The course, lasting one year and open to those with some experience at college, consists of supervised practical work in the garden, as well as demonstrations and occasional lectures. Because of the problem of students’ getting discretionary grants, numbers have now been reduced to six, and all students receive a bursary from the Trust.

The track record of former students is good: many are now assistant curators in botanical gardens, or in charge of gardens overseas - to the slight chagrin of the Trust, which would like to attract a higher proportion into its own gardens.

Threave lacks any form of interpretation, an omission which Duncan Donald, head of gardens at the NTS, hopes soon to rectify. “We’re trialling different methods at the moment,” he says. “We want to make it more of an educational garden in the widest sense, to explain why these things are being done. ”

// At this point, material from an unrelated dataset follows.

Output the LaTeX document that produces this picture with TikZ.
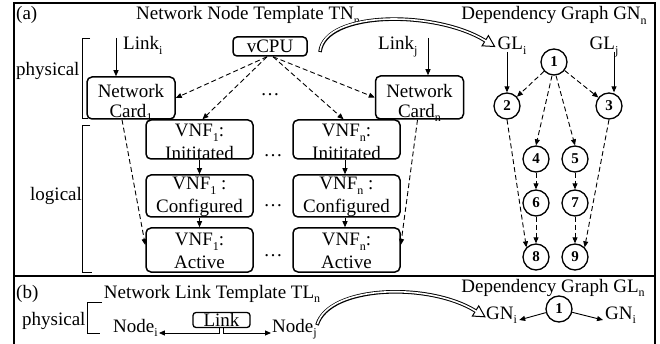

Threave Garden, Castle Douglas DG7 1RX, open all year, daily 9.30 to sunset. Visitor Centre April 1 to October 31, 9.30 to 5.30. Admission Pounds 3. 50, children Pounds 1. NT members free. Gardens of Scotland Open for Charity available from bookshops and from 31 Castle Terrace, Edinburgh EH1 2EL (Pounds 2.50). Gardens of England and Wales Open for Charity from bookshops and Hatchlands Park, East Clandon, Guildford, Surrey GU4 7RT(Pounds 3.50).